Your copy should be exact, beginning at the line containing "Write a web" and ending at the line containing "var ciHi = [0.11, 0.10, 0.08, 0.03, 0.09, 0.05];", with both lines kept and every picture dropped.

RECORDS TO USE →
::::::::::

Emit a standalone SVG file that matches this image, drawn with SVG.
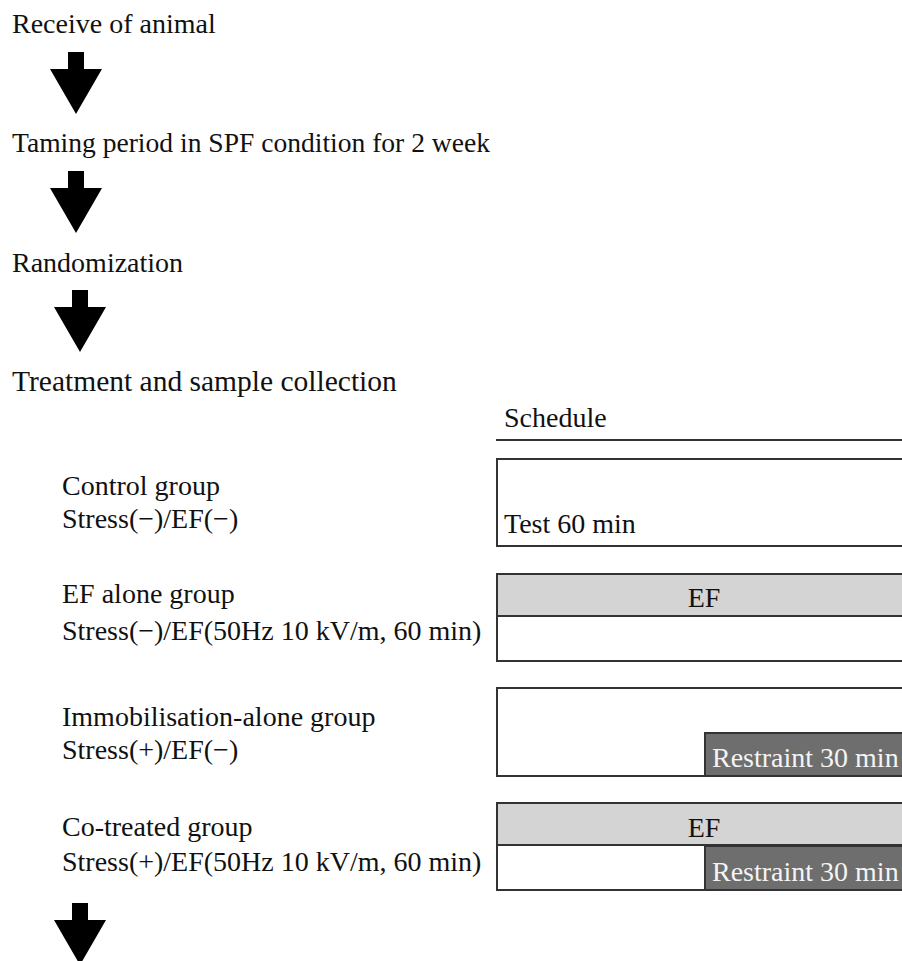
<svg xmlns="http://www.w3.org/2000/svg" width="902" height="961" viewBox="0 0 902 961">
<style>
text{font-family:"Liberation Serif",Tinos,"Times New Roman",Times,"Noto Serif","DejaVu Serif",serif;font-size:28px;fill:#111}
.box{fill:#fff;stroke:#333;stroke-width:2}
.ef{fill:#d4d4d4;stroke:#333;stroke-width:2}
.rs{fill:#6e6e6e;stroke:#333;stroke-width:2}
.rt{fill:#f4f4f4}
.arr{fill:#000}
</style>
<defs>
<path id="arrow" d="M-8,0 H8 V17 H26 L0,62 L-26,17 H-8 Z"/>
</defs>
<rect width="902" height="961" fill="#fff"/>
<g id="step1"><text x="12" y="33">Receive of animal</text></g>
<g id="step2"><text x="12" y="152" textLength="478" lengthAdjust="spacingAndGlyphs">Taming period in SPF condition for 2 week</text></g>
<g id="step3"><text x="12" y="272">Randomization</text></g>
<g id="step4"><text x="12" y="391" style="font-size:29.5px">Treatment and sample collection</text></g>
<g id="connectors">
<use href="#arrow" class="arr" x="76" y="52"/>
<use href="#arrow" class="arr" x="76" y="171"/>
<use href="#arrow" class="arr" x="80" y="290"/>
<use href="#arrow" class="arr" x="80" y="903"/>
</g>
<g id="schedule">
<text x="504" y="427">Schedule</text>
<line x1="496" y1="440" x2="902" y2="440" stroke="#333" stroke-width="2"/>
</g>
<g id="control">
<text x="62" y="495">Control group</text>
<text x="62" y="528">Stress(−)/EF(−)</text>
<rect class="box" x="497" y="459" width="410" height="87"/>
<text x="504" y="533">Test 60 min</text>
</g>
<g id="ef-alone">
<text x="62" y="603">EF alone group</text>
<text x="62" y="640">Stress(−)/EF(50Hz 10 kV/m, 60 min)</text>
<rect class="box" x="497" y="574" width="410" height="87"/>
<rect class="ef" x="497" y="574" width="410" height="42"/>
<text x="704" y="607" text-anchor="middle">EF</text>
</g>
<g id="immobilisation">
<text x="62" y="726">Immobilisation-alone group</text>
<text x="62" y="759">Stress(+)/EF(−)</text>
<rect class="box" x="497" y="688" width="410" height="88"/>
<rect class="rs" x="705" y="733" width="202" height="43"/>
<text class="rt" x="712" y="767">Restraint 30 min</text>
</g>
<g id="co-treated">
<text x="62" y="836">Co-treated group</text>
<text x="62" y="871">Stress(+)/EF(50Hz 10 kV/m, 60 min)</text>
<rect class="box" x="497" y="803" width="410" height="87"/>
<rect class="ef" x="497" y="803" width="410" height="42"/>
<text x="704" y="837" text-anchor="middle">EF</text>
<rect class="rs" x="705" y="846" width="202" height="44"/>
<text class="rt" x="712" y="881">Restraint 30 min</text>
</g>
</svg>
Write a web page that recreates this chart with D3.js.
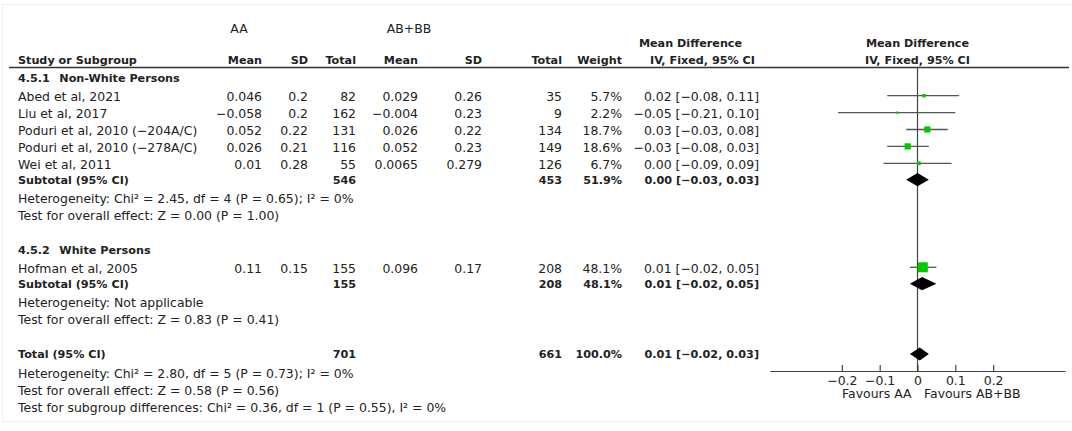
<!DOCTYPE html>
<html>
<head>
<meta charset="utf-8">
<script src="https://cdn.jsdelivr.net/npm/d3@7/dist/d3.min.js"></script>
<style>
  body { margin: 0; background: #fff; }
  text { font-family: "DejaVu Sans", sans-serif; fill: #222; }
</style>
</head>
<body>
<script>
// study rows
var studies = ['Abed et al, 2021', 'Liu et al, 2017', 'Poduri et al, 2010 (−204A/C)',
  'Poduri et al, 2010 (−278A/C)', 'Wei et al, 2011', 'Hofman et al, 2005'];
var meanAA = [0.046, -0.058, 0.052, 0.026, 0.01, 0.11];
var sdAA = [0.2, 0.2, 0.22, 0.21, 0.28, 0.15];
var totalAA = [82, 162, 131, 116, 55, 155];
var meanBB = [0.029, -0.004, 0.026, 0.052, 0.0065, 0.096];
var sdBB = [0.26, 0.23, 0.22, 0.23, 0.279, 0.17];
var totalBB = [35, 9, 134, 149, 126, 208];
var weights = [5.7, 2.2, 18.7, 18.6, 6.7, 48.1];
var md = [0.017, -0.054, 0.026, -0.026, 0.0035, 0.014];
var ciLo = [-0.08, -0.21, -0.03, -0.08, -0.09, -0.02];
var ciHi = [0.11, 0.10, 0.08, 0.03, 0.09, 0.05];

// subgroups + overall
var groupNames = ['Non-White Persons', 'White Persons'];
var groupCodes = ['4.5.1', '4.5.2'];
var subTotAA = [546, 155];
var subTotBB = [453, 208];
var subWeight = [51.9, 48.1];
var subMd = [0.0, 0.012];
var subLo = [-0.03, -0.02];
var subHi = [0.03, 0.05];
var subHet = ['Heterogeneity: Chi² = 2.45, df = 4 (P = 0.65); I² = 0%', 'Heterogeneity: Not applicable'];
var subTest = ['Test for overall effect: Z = 0.00 (P = 1.00)', 'Test for overall effect: Z = 0.83 (P = 0.41)'];

var overall = { totAA: 701, totBB: 661, weight: 100.0, md: 0.006, lo: -0.02, hi: 0.03 };
var overallNotes = ['Heterogeneity: Chi² = 2.80, df = 5 (P = 0.73); I² = 0%',
  'Test for overall effect: Z = 0.58 (P = 0.56)',
  'Test for subgroup differences: Chi² = 0.36, df = 1 (P = 0.55), I² = 0%'];

var axisTicks = [-0.2, -0.1, 0, 0.1, 0.2];

var W = 1072, H = 431;
var svg = d3.select('body').append('svg').attr('width', W).attr('height', H);

svg.append('rect')
  .attr('x', 2.5).attr('y', 4.5).attr('width', W - 2).attr('height', 417)
  .attr('fill', 'none').attr('stroke', '#efefef');

var fs = 12.45, fsb = 11.2;
var f2 = d3.format('.2f');
function num(v) { return String(v).replace('-', '−'); }
function ciText(m, lo, hi) { return f2(m) + ' [' + f2(lo) + ', ' + f2(hi) + ']'; }

// column right edges
var col = { meanA: 262, sdA: 308, totA: 356, meanB: 418, sdB: 482, totB: 562, wt: 622, ci: 759 };
var xLeft = 18;

function txt(x, y, s, opt) {
  opt = opt || {};
  return svg.append('text')
    .attr('x', x).attr('y', y + 4.4)
    .attr('text-anchor', opt.anchor || 'start')
    .attr('font-weight', opt.bold ? 'bold' : null)
    .style('font-size', (opt.bold ? fsb : fs) + 'px')
    .text(s);
}

// forest scale
var x = d3.scaleLinear().domain([-0.39, 0.39]).range([770, 1065]);
var side = d3.scaleSqrt().domain([0, 48.1]).range([0, 10]);
var axisY = 371, headLineY = 67.5;

// headers
txt(239, 29, 'AA', { anchor: 'middle' });
txt(409, 29, 'AB+BB', { anchor: 'middle' });
txt(690.5, 42.3, 'Mean Difference', { anchor: 'middle', bold: true });
txt(702.5, 60, 'IV, Fixed, 95% CI', { anchor: 'middle', bold: true });
txt(x(0), 42.3, 'Mean Difference', { anchor: 'middle', bold: true });
txt(x(0), 60, 'IV, Fixed, 95% CI', { anchor: 'middle', bold: true });
txt(xLeft, 60, 'Study or Subgroup', { bold: true });
[['Mean', col.meanA], ['SD', col.sdA], ['Total', col.totA], ['Mean', col.meanB],
 ['SD', col.sdB], ['Total', col.totB], ['Weight', col.wt]].forEach(function (h) {
  txt(h[1], 60, h[0], { anchor: 'end', bold: true });
});

svg.append('line')
  .attr('x1', 9).attr('x2', 1069).attr('y1', headLineY).attr('y2', headLineY)
  .attr('stroke', '#333').attr('stroke-width', 1.4);

// zero line
svg.append('line')
  .attr('x1', x(0)).attr('x2', x(0)).attr('y1', headLineY).attr('y2', axisY)
  .attr('stroke', '#444').attr('stroke-width', 1.2);

function diamond(m, lo, hi, y) {
  var h = 6.6;
  svg.append('path')
    .attr('d', 'M' + x(lo) + ',' + y + 'L' + x(m) + ',' + (y - h) + 'L' + x(hi) + ',' + y +
      'L' + x(m) + ',' + (y + h) + 'Z')
    .attr('fill', '#000');
}

// rows layout
var groupRows = [[0, 1, 2, 3, 4], [5]];
var groupHeadY = [77.7, 249.3];
var rowStep = 16.9;

groupRows.forEach(function (rows, g) {
  var gy = groupHeadY[g];
  txt(xLeft, gy, groupCodes[g], { bold: true });
  txt(59.3, gy, groupNames[g], { bold: true });
  var y = gy + 19;
  rows.forEach(function (i) {
    txt(xLeft, y, studies[i]);
    txt(col.meanA, y, num(meanAA[i]), { anchor: 'end' });
    txt(col.sdA, y, num(sdAA[i]), { anchor: 'end' });
    txt(col.totA, y, totalAA[i], { anchor: 'end' });
    txt(col.meanB, y, num(meanBB[i]), { anchor: 'end' });
    txt(col.sdB, y, num(sdBB[i]), { anchor: 'end' });
    txt(col.totB, y, totalBB[i], { anchor: 'end' });
    txt(col.wt, y, weights[i].toFixed(1) + '%', { anchor: 'end' });
    txt(col.ci, y, ciText(md[i], ciLo[i], ciHi[i]), { anchor: 'end' });

    var my = y - 1;
    svg.append('line')
      .attr('x1', x(ciLo[i])).attr('x2', x(ciHi[i])).attr('y1', my).attr('y2', my)
      .attr('stroke', '#555').attr('stroke-width', 1.3);
    var s = side(weights[i]);
    svg.append('rect')
      .attr('x', x(md[i]) - s / 2).attr('y', my - s / 2)
      .attr('width', s).attr('height', s)
      .attr('fill', '#00c800');
    y += rowStep;
  });
  var sy = y - 1.5;
  txt(xLeft, sy, 'Subtotal (95% CI)', { bold: true });
  txt(col.totA, sy, subTotAA[g], { anchor: 'end', bold: true });
  txt(col.totB, sy, subTotBB[g], { anchor: 'end', bold: true });
  txt(col.wt, sy, subWeight[g].toFixed(1) + '%', { anchor: 'end', bold: true });
  txt(col.ci, sy, ciText(subMd[g], subLo[g], subHi[g]), { anchor: 'end', bold: true });
  diamond(subMd[g], subLo[g], subHi[g], sy);
  txt(xLeft, sy + 19, subHet[g]);
  txt(xLeft, sy + 36, subTest[g]);
});

// overall
var ty = 353.3;
txt(xLeft, ty, 'Total (95% CI)', { bold: true });
txt(col.totA, ty, overall.totAA, { anchor: 'end', bold: true });
txt(col.totB, ty, overall.totBB, { anchor: 'end', bold: true });
txt(col.wt, ty, overall.weight.toFixed(1) + '%', { anchor: 'end', bold: true });
txt(col.ci, ty, ciText(overall.md, overall.lo, overall.hi), { anchor: 'end', bold: true });
diamond(overall.md, overall.lo, overall.hi, ty + 0.7);
overallNotes.forEach(function (s, k) { txt(xLeft, 373.3 + k * 17, s); });

// axis
var axis = d3.axisBottom(x)
  .tickValues(axisTicks)
  .tickSizeInner(-6).tickSizeOuter(0).tickPadding(5)
  .tickFormat(function (d) { return d === 0 ? '0' : d3.format('.1f')(d); });
var ag = svg.append('g').attr('transform', 'translate(0,' + axisY + ')').call(axis);
ag.select('.domain').attr('stroke', '#444').attr('stroke-width', 1.2);
ag.selectAll('.tick line').attr('stroke', '#444').attr('stroke-width', 1.2);
ag.selectAll('.tick text')
  .style('font-size', fs + 'px').style('font-family', '"DejaVu Sans", sans-serif').attr('fill', '#222');

txt(x(0) - 6, 393.3, 'Favours AA', { anchor: 'end' });
txt(x(0) + 6.5, 393.3, 'Favours AB+BB');
</script>
</body>
</html>
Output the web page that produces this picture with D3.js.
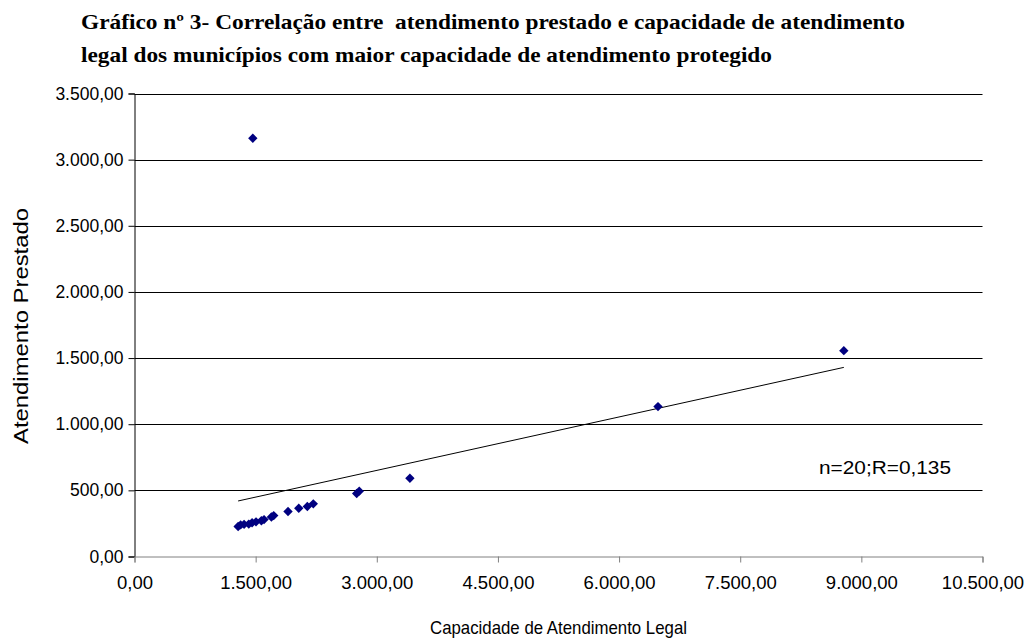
<!DOCTYPE html>
<html>
<head>
<meta charset="utf-8">
<script src="https://cdn.jsdelivr.net/npm/d3@7"></script>
<style>
  html, body { margin: 0; padding: 0; background: #fff; }
  svg { display: block; }
  text { white-space: pre; }
</style>
</head>
<body>
<svg id="chart" width="1029" height="641"></svg>
<script>
// Capacidade de atendimento legal (x) e atendimento prestado (y) por município
const capacidadeLegal = [1283, 1314, 1357, 1415, 1456, 1505, 1571, 1604, 1695, 1724,
                         1901, 2034, 2140, 2214, 2751, 2783, 3410, 6482, 8783, 1465];
const atendimentoPrestado = [227, 239, 243, 245, 255, 262, 270, 279, 299, 309,
                             340, 365, 378, 398, 476, 494, 592, 1133, 1556, 3162];

const xTicks = [0, 1500, 3000, 4500, 6000, 7500, 9000, 10500];
const yTicks = [0, 500, 1000, 1500, 2000, 2500, 3000, 3500];

const titleLines = [
  "Gráfico nº 3- Correlação entre  atendimento prestado e capacidade de atendimento",
  "legal dos municípios com maior capacidade de atendimento protegido"
];
const xTitle = "Capacidade de Atendimento Legal";
const yTitle = "Atendimento Prestado";
const annotation = "n=20;R=0,135";

const svg = d3.select("#chart");
const plot = { left: 134.5, right: 982.5, top: 93.5, bottom: 556.5 };

const x = d3.scaleLinear().domain([0, 10500]).range([plot.left, plot.right]);
const y = d3.scaleLinear().domain([0, 3500]).range([plot.bottom, plot.top]);

const ptBR = d3.formatLocale({ decimal: ",", thousands: ".", grouping: [3], currency: ["", ""] });
const fmt = ptBR.format(",.2f");
const sans = "'Liberation Sans', Arial, sans-serif";

// Title (bold serif, condensed)
const titleWidths = [824, 691];
titleLines.forEach((t, i) => {
  svg.append("text")
    .attr("x", 81)
    .attr("y", 29 + i * 33)
    .attr("font-family", "'Liberation Serif', 'Times New Roman', serif")
    .attr("font-weight", "bold")
    .attr("font-size", 22)
    .attr("textLength", titleWidths[i])
    .attr("lengthAdjust", "spacingAndGlyphs")
    .attr("fill", "#000")
    .text(t);
});

// Horizontal gridlines
svg.append("g")
  .selectAll("line")
  .data(yTicks.filter(v => v > 0))
  .join("line")
  .attr("x1", plot.left).attr("x2", plot.right)
  .attr("y1", d => Math.round(y(d)) + 0.5).attr("y2", d => Math.round(y(d)) + 0.5)
  .attr("stroke", "#000").attr("stroke-width", 1);

// Y axis
const yAxis = svg.append("g")
  .attr("transform", `translate(${plot.left},0)`)
  .call(d3.axisLeft(y).tickValues(yTicks).tickFormat(fmt).tickSize(6).tickPadding(5));
yAxis.select(".domain").attr("stroke", "#000");
yAxis.selectAll(".tick line").attr("stroke", "#000");
yAxis.selectAll("text")
  .attr("font-family", sans)
  .attr("font-size", 17.5).attr("fill", "#000");

// X axis
const xAxis = svg.append("g")
  .attr("transform", `translate(0,${plot.bottom})`)
  .call(d3.axisBottom(x).tickValues(xTicks).tickFormat(fmt).tickSize(6).tickPadding(13));
xAxis.select(".domain").attr("stroke", "#808080");
xAxis.selectAll(".tick line").attr("stroke", "#808080");
xAxis.selectAll("text")
  .attr("font-family", sans)
  .attr("font-size", 18.5).attr("fill", "#000");

// Axis titles
svg.append("text")
  .attr("x", (plot.left + plot.right) / 2)
  .attr("y", 634)
  .attr("text-anchor", "middle")
  .attr("font-family", sans)
  .attr("font-size", 19)
  .attr("textLength", 257)
  .attr("lengthAdjust", "spacingAndGlyphs")
  .text(xTitle);

svg.append("text")
  .attr("transform", `translate(28,${(plot.top + plot.bottom) / 2 + 1}) rotate(-90)`)
  .attr("text-anchor", "middle")
  .attr("font-family", sans)
  .attr("font-size", 21)
  .attr("textLength", 236)
  .attr("lengthAdjust", "spacingAndGlyphs")
  .text(yTitle);

// Linear trend line (least squares) over the x range of the data
const mx = d3.mean(capacidadeLegal), my = d3.mean(atendimentoPrestado);
let sxy = 0, sxx = 0;
capacidadeLegal.forEach((xv, i) => {
  sxy += (xv - mx) * (atendimentoPrestado[i] - my);
  sxx += (xv - mx) * (xv - mx);
});
const slope = sxy / sxx, intercept = my - slope * mx;
const [xmin, xmax] = d3.extent(capacidadeLegal);
svg.append("line")
  .attr("x1", x(xmin)).attr("y1", y(intercept + slope * xmin))
  .attr("x2", x(xmax)).attr("y2", y(intercept + slope * xmax))
  .attr("stroke", "#000").attr("stroke-width", 1);

// Points (navy diamonds)
const diamond = d3.symbol().type(d3.symbolSquare).size(44);
svg.append("g")
  .selectAll("path")
  .data(capacidadeLegal.map((xv, i) => [xv, atendimentoPrestado[i]]))
  .join("path")
  .attr("d", diamond)
  .attr("transform", d => `translate(${x(d[0])},${y(d[1])}) rotate(45)`)
  .attr("fill", "#000080");

// Annotation
svg.append("text")
  .attr("x", 819)
  .attr("y", 474)
  .attr("font-family", sans)
  .attr("font-size", 18)
  .attr("textLength", 132)
  .attr("lengthAdjust", "spacingAndGlyphs")
  .text(annotation);
</script>
</body>
</html>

::::::::::

FULL ANSWER →
Write a web page that recreates this chart with D3.js.
<!DOCTYPE html>
<html>
<head>
<meta charset="utf-8">
<script src="https://cdn.jsdelivr.net/npm/d3@7/dist/d3.min.js"></script>
<style>
  body { margin: 0; background: #fff; }
  text { font-family: "DejaVu Sans", sans-serif; fill: #222; }
</style>
</head>
<body>
<script>
// study rows
var studies = ['Abed et al, 2021', 'Liu et al, 2017', 'Poduri et al, 2010 (−204A/C)',
  'Poduri et al, 2010 (−278A/C)', 'Wei et al, 2011', 'Hofman et al, 2005'];
var meanAA = [0.046, -0.058, 0.052, 0.026, 0.01, 0.11];
var sdAA = [0.2, 0.2, 0.22, 0.21, 0.28, 0.15];
var totalAA = [82, 162, 131, 116, 55, 155];
var meanBB = [0.029, -0.004, 0.026, 0.052, 0.0065, 0.096];
var sdBB = [0.26, 0.23, 0.22, 0.23, 0.279, 0.17];
var totalBB = [35, 9, 134, 149, 126, 208];
var weights = [5.7, 2.2, 18.7, 18.6, 6.7, 48.1];
var md = [0.017, -0.054, 0.026, -0.026, 0.0035, 0.014];
var ciLo = [-0.08, -0.21, -0.03, -0.08, -0.09, -0.02];
var ciHi = [0.11, 0.10, 0.08, 0.03, 0.09, 0.05];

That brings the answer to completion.